According to Caputo, to be religious, or unhinged, means living a life of love
and hope and faith; a life more passionate and more worth living. Religion, he
explains, is a covenant with the impossible and anticipates the hope and
expectation of the uncertain future which God holds in his hand. Caputo’s query
stems from Augustine of Hippo’s question from centuries earlier, “What do I
love when I love my God?” Conversely, Caputo proposes that “religion may be
found with or without religion.”
Saint Augustine, an
early Christian theologian whose writings were influential in the development
of Western Christianity and philosophy, believed that humans are driven by a
deep desire to worship God, even if one does not realize it. He believed that
lust and greed are behaviors performed as substitutes for a heartfelt need to
know God. Likewise, Caputo asserts that all human beings have a religious
nature, whether they acknowledge it or not. Some devote themselves to a
religion, or God, or simply themselves. The selfish person who only
contemplates his own visage, Caputo condemns as loveless, as incapable of
loving others, and heartless. Therefore, his opinion is that those irreligious
people whose only pleasure is to devote themselves to selfishness and self-interest,
are essentially worthless, or “not worth their salt.”
Caputo defines
religion as “something simple, open-ended, and old-fashioned, namely, the love
of God.” He reflects deeply on Augustine’s question, “What do I love when I
love my God?” and struggles even more with the concept of what “the love of
God’ really means. Since love is the name or nature of God, Caputo reasons that
humans cannot love unless God abides in them. Love is unconditional, it gives
freely, endures, believes, and hopes; therefore, to love God, one must be born
of God in order to be able to show love, or ‘do’ love. Those who love are
“people who exceed their duty, who look around for ways to do more than is
required of them.” To Caputo, that is the behavior of one who truly loves, whether
it be toward a spouse, a child, a friend, or one’s God. Loving at all should be
shown by doing-unconditionally, excessively, and with fire and passion.
Considering how
ardently Caputo believes that those who are unhinged passionately love God, it
is surprising that he suggests most of the religious do not know who they are
or what their purpose for being created is. He further states that religious
people do not know what they believe, in a cognitively or epistemologically way
– we are religious by means of our faith alone, and evidenced by our love for
others, since love is from God. Caputo emphatically believes that the religious
should be prepared to give up their own desires, to die to selfish ambition and
gain, to answer God with a resounding yes, no matter what the call on their
life might be. Simply put, if you love God, you submit, step forward, volunteer,
and obey; and be prepared to believe and experience amazing and impossible
things, since with God all things are possible.
Caputo
differentiates True Religion from Religious Truth as a truth without knowledge;
“For a religion without religion requires a full charge of ‘religious truth’

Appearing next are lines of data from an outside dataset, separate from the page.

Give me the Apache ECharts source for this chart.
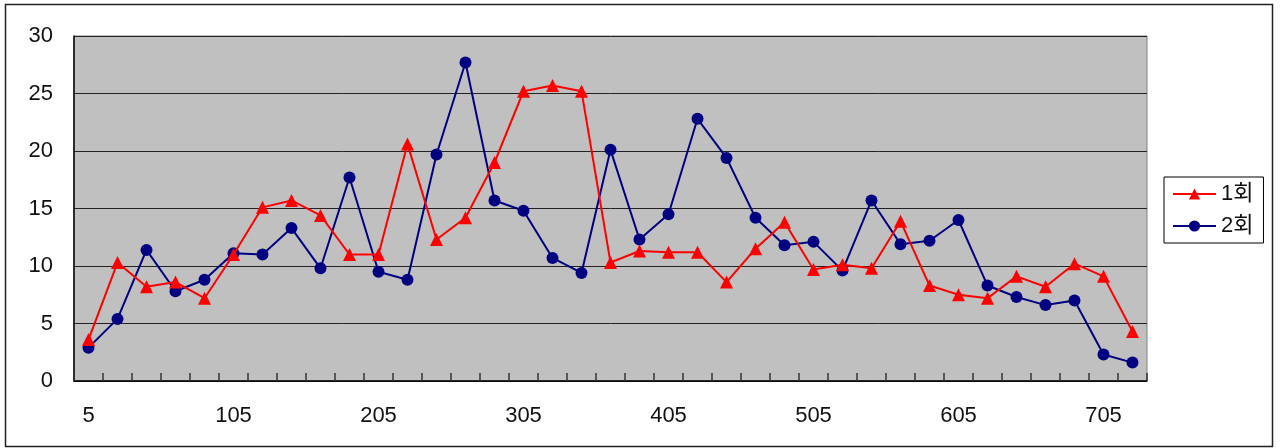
<!DOCTYPE html>
<html>
<head>
<meta charset="utf-8">
<script src="https://cdn.jsdelivr.net/npm/echarts@6/dist/echarts.min.js"></script>
<style>
  html, body { margin: 0; padding: 0; background: #fff; }
  #chart { width: 1283px; height: 448px; }
</style>
</head>
<body>
<div id="chart"></div>
<script>
// Position categories (5, 25, 45, ... 725)
const categories = ['5','25','45','65','85','105','125','145','165','185','205','225','245','265','285','305','325','345','365','385','405','425','445','465','485','505','525','545','565','585','605','625','645','665','685','705','725'];

// 1회 measurements
const round1 = [3.6, 10.3, 8.2, 8.6, 7.2, 11.0, 15.1, 15.7, 14.4, 11.0, 11.0, 20.6, 12.3, 14.2, 19.0, 25.2, 25.7, 25.2, 10.3, 11.3, 11.2, 11.2, 8.6, 11.5, 13.8, 9.7, 10.1, 9.8, 13.9, 8.3, 7.5, 7.2, 9.1, 8.2, 10.2, 9.1, 4.3];

// 2회 measurements
const round2 = [2.9, 5.4, 11.4, 7.8, 8.8, 11.1, 11.0, 13.3, 9.8, 17.7, 9.5, 8.8, 19.7, 27.7, 15.7, 14.8, 10.7, 9.4, 20.1, 12.3, 14.5, 22.8, 19.4, 14.2, 11.8, 12.1, 9.6, 15.7, 11.9, 12.2, 14.0, 8.3, 7.3, 6.6, 7.0, 2.3, 1.6];

const seriesNames = ['1회', '2회'];

const FONT = '"Liberation Sans", "Noto Sans CJK KR", sans-serif';

const chart = echarts.init(document.getElementById('chart'), null, { renderer: 'canvas' });

chart.setOption({
  animation: false,
  backgroundColor: '#ffffff',
  textStyle: { fontFamily: FONT },
  graphic: [{
    type: 'rect',
    shape: { x: 5.5, y: 4.5, width: 1267, height: 442 },
    style: { fill: 'none', stroke: '#222', lineWidth: 1.5 },
    z: 0
  }],
  grid: {
    left: 74, top: 36, right: 136, bottom: 67,
    show: true,
    backgroundColor: '#c0c0c0',
    borderColor: '#808080',
    borderWidth: 1
  },
  legend: {
    orient: 'vertical',
    left: 1164, top: 177,
    padding: [6, 10, 6, 8],
    itemGap: 10,
    itemWidth: 43, itemHeight: 14,
    borderColor: '#000',
    borderWidth: 1,
    backgroundColor: '#fff',
    textStyle: { fontSize: 22, color: '#111', fontFamily: FONT },
    data: seriesNames
  },
  xAxis: {
    type: 'category',
    data: categories,
    boundaryGap: true,
    axisLine: { lineStyle: { color: '#000', width: 1.5 } },
    axisTick: { show: true, inside: true, length: 8, interval: 0, lineStyle: { color: '#333', width: 1.5 } },
    axisLabel: { interval: 4, fontSize: 22, color: '#111', margin: 24, fontFamily: FONT },
    splitLine: { show: false }
  },
  yAxis: {
    type: 'value',
    min: 0, max: 30, interval: 5,
    axisLine: { show: true, lineStyle: { color: '#000', width: 1.5 } },
    axisTick: { show: false },
    axisLabel: { fontSize: 22, color: '#111', margin: 21, fontFamily: FONT },
    splitLine: { show: true, lineStyle: { color: '#222', width: 1 } }
  },
  series: [
    {
      name: seriesNames[0],
      type: 'line',
      data: round1,
      symbol: 'triangle',
      symbolSize: 13,
      itemStyle: { color: '#ff0000' },
      lineStyle: { color: '#ff0000', width: 2 },
      z: 3
    },
    {
      name: seriesNames[1],
      type: 'line',
      data: round2,
      symbol: 'circle',
      symbolSize: 12,
      itemStyle: { color: '#000080' },
      lineStyle: { color: '#000080', width: 2 },
      z: 2
    }
  ]
});
</script>
</body>
</html>
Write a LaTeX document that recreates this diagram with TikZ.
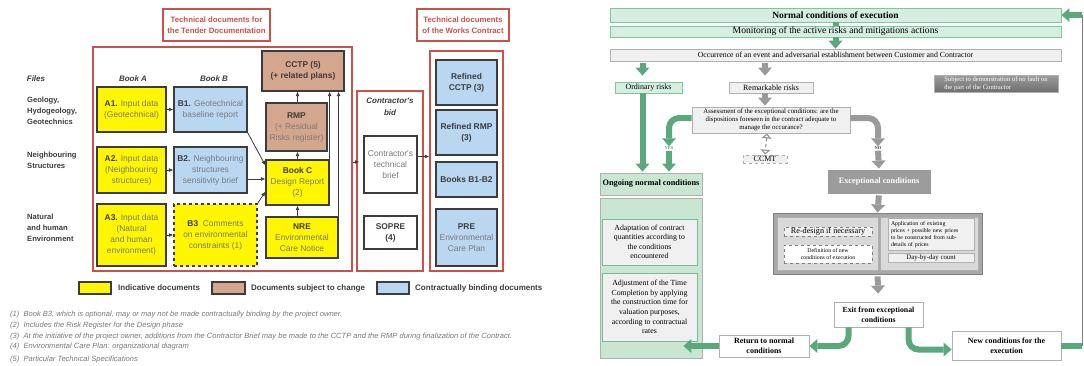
\documentclass[tikz,border=0pt]{standalone}
\usepackage{fontspec}
\setmainfont{Liberation Serif}
\newfontfamily\docsans{Liberation Sans}
\usetikzlibrary{arrows.meta}

\newcommand\fsz[2]{\fontsize{#1}{#2}\selectfont}
\newcommand\hd[1]{\textcolor{docline}{\textbf{#1}}}

\definecolor{docyellow}{HTML}{FFF600}
\definecolor{docbrown}{HTML}{D5A68E}
\definecolor{docblue}{HTML}{B9D7F1}
\definecolor{docred}{HTML}{C9524C}
\definecolor{docline}{HTML}{3C3C3C}
\definecolor{doctext}{HTML}{7A7A7A}
\definecolor{grn}{HTML}{5AA97C}
\definecolor{grnlight}{HTML}{D6EEDF}
\definecolor{grnpale}{HTML}{C9E6D3}
\definecolor{grnedge}{HTML}{7DC79B}
\definecolor{gryarrow}{HTML}{9A9A9A}
\definecolor{grylight}{HTML}{F0F0F0}
\definecolor{gryedge}{HTML}{B0B0B0}
\definecolor{grydark}{HTML}{9C9C9C}
\definecolor{grymid}{HTML}{A8A8A8}
\definecolor{gryinner}{HTML}{D9D9D9}

\tikzset{
  doc/.style={draw=docline, line width=1.2pt, align=center, inner sep=1pt, text=doctext, font=\docsans\fsz{8.4}{11}},
  yel/.style={doc, fill=docyellow},
  brn/.style={doc, fill=docbrown},
  blu/.style={doc, fill=docblue},
  wht/.style={doc, fill=white},
  redbox/.style={draw=docred, line width=1.2pt},
  redhead/.style={redbox, align=center, inner sep=1pt, text=docred, font=\docsans\bfseries\fsz{7.8}{10.5}},
  docarrow/.style={draw=docline, line width=0.8pt, -{Latex[length=4.5pt,width=4pt]}},
  rowlbl/.style={anchor=west, align=left, inner sep=0pt, text=docline, font=\docsans\bfseries\fsz{7.6}{11}},
  collbl/.style={align=center, inner sep=0pt, text=docline, font=\docsans\bfseries\itshape\fsz{8}{12}},
  note/.style={anchor=west, inner sep=0pt, text=doctext, font=\docsans\itshape\fsz{7.55}{8}},
  leg/.style={anchor=west, inner sep=0pt, text=docline, font=\docsans\bfseries\fsz{8}{10}},
  gbar/.style={draw=grnedge, fill=grnlight, line width=0.9pt, inner sep=0pt, align=center},
  gbox/.style={draw=gryedge, fill=grylight, line width=0.8pt, inner sep=0pt, align=center},
  wbox/.style={draw=gryedge, fill=white, line width=0.8pt, inner sep=0pt, align=center, font=\bfseries\fsz{8}{10}},
  grnblk/.style={draw=grn, line width=6pt, -{Triangle[length=8pt,width=14pt,line width=0pt]}},
  gryblk/.style={grnblk, draw=gryarrow},
  grnbar/.style={draw=grn, line width=6pt},
  dashbi/.style={draw=gryarrow, dashed, line width=1.2pt, {Triangle[open,length=5pt,width=10pt]}-{Triangle[open,length=5pt,width=10pt]}}
}

\begin{document}
\begin{tikzpicture}[x=1pt,y=-1pt]
\useasboundingbox[fill=white] (0,0) rectangle (1084,365);

\node[redhead, minimum width=107pt, minimum height=32pt] (hdtender) at (216.5,25) {Technical documents for\\the Tender Documentation};
\node[redhead, minimum width=92pt, minimum height=32pt] (hdworks) at (463,25) {Technical documents\\of the Works Contract};
\node[redbox, minimum width=259pt, minimum height=224pt] (tender) at (222.5,159) {};
\node[redbox, minimum width=66pt, minimum height=180pt] (bid) at (390,181) {};
\node[redbox, minimum width=73pt, minimum height=220pt] (works) at (466.5,161) {};

\node[collbl] (files) at (36,79) {Files};
\node[collbl] (booka) at (133,79) {Book A};
\node[collbl] (bookb) at (214,79) {Book B};
\node[collbl] (bidlbl) at (390,107) {Contractor's\\bid};
\node[rowlbl] (geo) at (27,111) {Geology,\\Hydogeology,\\Geotechnics};
\node[rowlbl] (neigh) at (27,160) {Neighbouring\\Structures};
\node[rowlbl] (natural) at (27,228) {Natural\\and human\\Environment};

\node[yel, minimum width=69pt, minimum height=45pt] (A1) at (131.5,109.5) {\hd{A1.} Input data\\(Geotechnical)};
\node[blu, minimum width=73pt, minimum height=45pt] (B1) at (210.5,109.5) {\hd{B1.} Geotechnical\\baseline report};
\node[yel, minimum width=69pt, minimum height=46pt] (A2) at (131.5,170) {\hd{A2.} Input data\\(Neighbouring\\structures)};
\node[blu, minimum width=73pt, minimum height=46pt] (B2) at (210.5,170) {\hd{B2.} Neighbouring\\structures\\sensitivity brief};
\node[yel, minimum width=69pt, minimum height=62pt] (A3) at (131.5,235) {\hd{A3.} Input data\\(Natural\\and human\\environment)};
\node[yel, dashed, minimum width=83pt, minimum height=62pt] (B3) at (215.5,235) {\hd{B3}\ \ Comments\\on environmental\\constraints (1)};
\node[brn, minimum width=82pt, minimum height=40pt] (CCTP) at (303,71) {\hd{CCTP (5)}\\\hd{(+ related plans)}};
\node[brn, minimum width=61pt, minimum height=48pt] (RMP) at (296.5,127) {\hd{RMP}\\(+ Residual\\Risks register)};
\node[yel, minimum width=63pt, minimum height=45pt] (BookC) at (297.5,182.5) {\hd{Book C}\\Design Report\\(2)};
\node[yel, minimum width=72pt, minimum height=41pt] (NRE) at (302,237.5) {\hd{NRE}\\Environmental\\Care Notice};
\node[wht, minimum width=53pt, minimum height=57pt] (brief) at (390.5,164.5) {Contractor's\\technical\\brief};
\node[wht, minimum width=53pt, minimum height=33pt] (SOPRE) at (390.5,232.5) {\hd{SOPRE}\\\hd{(4)}};
\node[blu, minimum width=61pt, minimum height=45pt] (RCCTP) at (466.5,82.5) {\hd{Refined}\\\hd{CCTP (3)}};
\node[blu, minimum width=61pt, minimum height=45pt] (RRMP) at (466.5,132.5) {\hd{Refined RMP}\\\hd{(3)}};
\node[blu, minimum width=61pt, minimum height=35pt] (BB12) at (466.5,179.5) {\hd{Books B1-B2}};
\node[blu, minimum width=61pt, minimum height=57pt] (PRE) at (466.5,237.5) {\hd{PRE}\\Environmental\\Care Plan};

\draw[docarrow] (A1) -- (B1);
\draw[docarrow] (A2) -- (B2);
\draw[docarrow] (A3) -- (B3);
\draw[docarrow] (B1.south east) -- ([yshift=-6pt]BookC.north west);
\draw[docarrow] ([yshift=-9pt]B2.east) -- ([yshift=-9pt]B2.east -| BookC.west);
\draw[docarrow] (B3.north east) -- ([yshift=14pt]BookC.south west);
\draw[docarrow] (BookC.north) -- (BookC.north |- RMP.south);
\draw[docarrow] (RMP.north -| BookC.north) -- (BookC.north |- CCTP.south);
\draw[docarrow] (NRE.north -| BookC.south) -- (BookC.south);
\draw[docarrow] (BookC.north east) -- (BookC.north east |- CCTP.south);
\draw[docarrow] (NRE.north east) -- (NRE.north east |- CCTP.south);
\draw[docarrow] ([yshift=-3pt]tender.east) -- ([yshift=-3pt,xshift=3pt]tender.east -| bid.west);
\draw[docarrow] ([yshift=8pt]brief.east) -- ([yshift=8pt]brief.east -| works.west);

\node[yel, minimum width=32pt, minimum height=12pt] (legy) at (95,288) {};
\node[leg] (legytxt) at (118,288) {Indicative documents};
\node[brn, minimum width=33pt, minimum height=12pt] (legb) at (228.5,288) {};
\node[leg] (legbtxt) at (251,288) {Documents subject to change};
\node[blu, minimum width=32pt, minimum height=12pt] (legc) at (393,288) {};
\node[leg] (legctxt) at (415,288) {Contractually binding documents};

\node[note] (n1) at (10,315) {(1)\ \ Book B3, which is optional, may or may not be made contractually binding by the project owner.};
\node[note] (n2) at (10,326) {(2)\ \ Includes the Risk Register for the Design phase};
\node[note] (n3) at (10,337) {(3)\ \ At the initiative of the project owner, additions from the Contractor Brief may be made to the CCTP and the RMP during finalization of the Contract.};
\node[note] (n4) at (10,347) {(4)\ \ Environmental Care Plan: organizational diagram};
\node[note] (n5) at (10,360) {(5)\ \ Particular Technical Specifications};

\node[gbar, minimum width=451pt, minimum height=14pt, font=\bfseries\fsz{9.5}{11}] (normal) at (835.5,15) {Normal conditions of execution};
\node[gbar, minimum width=451pt, minimum height=11pt, font=\fsz{9.6}{10}] (monitor) at (835.5,31.5) {Monitoring of the active risks and mitigations actions};
\node[gbox, minimum width=451pt, minimum height=12pt, font=\fsz{7.8}{9}] (occur) at (835.5,55) {Occurrence of an event and adversarial establishment between Customer and Contractor};
\node[gbar, minimum width=67pt, minimum height=11pt, font=\fsz{8}{9}] (ordinary) at (648.5,87.5) {Ordinary risks};
\node[gbox, minimum width=84pt, minimum height=11pt, font=\fsz{8}{9}] (remark) at (771,87.5) {Remarkable risks};
\node[draw=gryedge, top color=grydark, bottom color=gray!85!black, line width=0.6pt, minimum width=124pt, minimum height=16pt, inner sep=2pt, align=left, text=white, font=\fsz{6.6}{7.5}] (subject) at (996,84) {Subject to demonstration of no fault on\\the part of the Contractor};
\node[gbox, minimum width=158pt, minimum height=26pt, font=\fsz{6.8}{8.2}] (assess) at (771,120) {Assessment of the exceptional conditions: are the\\dispositions foreseen in the contract adequate to\\manage the occurance?};
\node[gbox, dashed, minimum width=44pt, minimum height=8pt, font=\fsz{8}{9}] (ccmt) at (765,159) {CCMT};
\node[draw=gryarrow, fill=grydark, line width=0.8pt, minimum width=102pt, minimum height=23pt, text=white, font=\bfseries\fsz{8.3}{10}] (except) at (879,181.5) {Exceptional conditions};

\node[draw=gray, fill=grymid, line width=0.8pt, minimum width=209pt, minimum height=61pt] (exbox) at (877.5,243.5) {};
\node[draw=gryedge, fill=gryinner, minimum width=101pt, minimum height=53pt] (exleft) at (827.5,243.5) {};
\node[draw=gryedge, fill=gryinner, minimum width=98pt, minimum height=53pt] (exright) at (929,243.5) {};
\node[gbox, dashed, draw=gray, minimum width=88pt, minimum height=9pt, font=\fsz{8.2}{9}] (redesign) at (828,231.5) {Re-design if necessary};
\node[gbox, dashed, draw=gray, fill=white, minimum width=88pt, minimum height=18pt, font=\fsz{5.8}{6.8}] (definition) at (828,254) {Definition of new\\conditions of execution};
\node[gbox, minimum width=86pt, minimum height=29pt, inner sep=3pt, align=left, font=\fsz{5.8}{6.8}, text width=80pt] (applic) at (931,234.5) {Application of existing\\prices + possible new prices\\to be constructed from sub-\\details of prices};
\node[gbox, minimum width=86pt, minimum height=9pt, font=\fsz{6.8}{8}] (daybyday) at (931,257.5) {Day-by-day count};

\node[wbox, minimum width=89pt, minimum height=25pt, font=\bfseries\fsz{7.8}{10}] (exit) at (878.5,314.5) {Exit from exceptional\\conditions};
\node[wbox, minimum width=90pt, minimum height=22pt] (return) at (764,346) {Return to normal\\conditions};
\node[wbox, minimum width=109pt, minimum height=29pt] (newcond) at (1006.5,345.5) {New conditions for the\\execution};

\node[draw=gryedge, fill=grnpale, line width=0.8pt, minimum width=102pt, minimum height=22pt, inner sep=0pt, font=\bfseries\fsz{8.3}{10}] (ongoing) at (651,184) {Ongoing normal conditions};
\node[draw=gryedge, fill=grnpale, line width=0.8pt, minimum width=102pt, minimum height=160pt] (ongpanel) at (651,278) {};
\node[draw=grn!80, fill=grylight, line width=0.8pt, minimum width=95pt, minimum height=46pt, inner sep=0pt, align=center, font=\fsz{7.8}{9.5}] (adapt) at (649.5,242) {Adaptation of contract\\quantities according to\\the conditions\\encountered};
\node[draw=grn!80, fill=grylight, line width=0.8pt, minimum width=95pt, minimum height=68pt, inner sep=0pt, align=center, font=\fsz{7.8}{9.7}] (adjust) at (649.5,307) {Adjustment of the Time\\Completion by applying\\the construction time for\\valuation purposes,\\according to contractual\\rates};

\node[text=grn, inner sep=0pt, font=\bfseries\fsz{4.5}{5}] (yes) at (669,148) {YES};
\node[text=docline, inner sep=0pt, font=\bfseries\fsz{4.5}{5}] (no) at (878,148) {NO};
\coordinate (loopbot) at (1082,345.5);
\coordinate (looptop) at (1082,15);

\draw[grnbar] (normal.south) -- (monitor.north);
\draw[grnblk] (monitor.south) -- (occur.north);
\draw[grnblk, shorten <=2pt, shorten >=6pt] ([xshift=-6pt]ordinary.north |- occur.south) -- ([xshift=-6pt]ordinary.north);
\draw[gryblk, shorten <=2pt, shorten >=6pt] ([xshift=-6pt]remark.north |- occur.south) -- ([xshift=-6pt]remark.north);
\draw[gryblk, shorten >=1pt] ([xshift=-6pt]remark.south) -- ([xshift=-6pt]remark.south |- assess.north);
\draw[grnblk, shorten >=1pt] ([xshift=-6pt]ordinary.south) -- ([xshift=-6pt]ordinary.south |- ongoing.north);
\draw[grnblk, rounded corners=10pt] ([yshift=2pt]assess.west) -| (yes.north);
\draw[grnblk, shorten <=1pt, shorten >=1pt] (yes.south) -- (yes.south |- ongoing.north);
\draw[gryblk, rounded corners=10pt] ([yshift=2pt]assess.east) -| (no.north);
\draw[gryblk, shorten <=1pt, shorten >=1pt] (no.south) -- (except.north);
\draw[dashbi] ([xshift=-4pt]assess.south) -- (ccmt.north);
\draw[gryblk, shorten <=2pt] (except.south) -- (exbox.north);
\draw[gryblk, shorten <=2pt, shorten >=8pt] (exbox.south) -- (exit.north);
\draw[grnblk, rounded corners=10pt] ([xshift=-30pt]exit.south) |- (return.east);
\draw[grnblk, rounded corners=10pt] ([xshift=30pt]exit.south) |- ([yshift=-4pt]newcond.west);
\draw[grnblk] (return.west) -- ([xshift=-19pt]ongpanel.east |- return.west);
\draw[grnbar] (newcond.east) -- (newcond.east -| loopbot);
\draw[draw=gray, line width=0.6pt] (loopbot) -- (looptop);
\draw[grnblk] (looptop) -- (normal.east);
\end{tikzpicture}
\end{document}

where that is to be sharply distinguished from ‘true religion’ in the sense of
‘the one true religion’ (by which we always mean, invariably, mine-not-yours).” Caputo goes on to say, much like John Hick’s
belief, that the many unique religions are different paths to loving the same
God, therefore; no particular “brand of religion can claim that theirs is the
exclusive truth.” Furthermore, Caputo presses all religious people to
completely drop the idea that there even is a ‘one true religion,’ since he
defines religious truth as ‘being truly religious, truly loving God, loving God
in spirit and in truth.
“We need to spare
ourselves from the extremism and madness that are involved when the faithful
get it into their heads that ‘we’ –Jews or Christians, Hindus or Muslims,
whoever- have been granted a privileged access to God in a way that’s been denied
to others, or that we are loved by God in a special way that God just cannot
bring ‘Himself’ to feel for others, or that we have been given certain
advantages that God just has not granted others.” He states that ‘we’ tend to
believe that ‘our’ religion is the only one who has a special relationship with
him, that has been granted certain advantages over others, and are loved in a
privileged way. Even Augustine claimed that Scriptures have many true meanings,
and conveys that to mean that many religions are also many sources of truth.
Largely, Caputo
declares that God is too big for anyone to understand or claim that they have a
special divine revelation in knowing him. His final declaration is simply that
God is love, so if one abides in love, then God abides in him or her.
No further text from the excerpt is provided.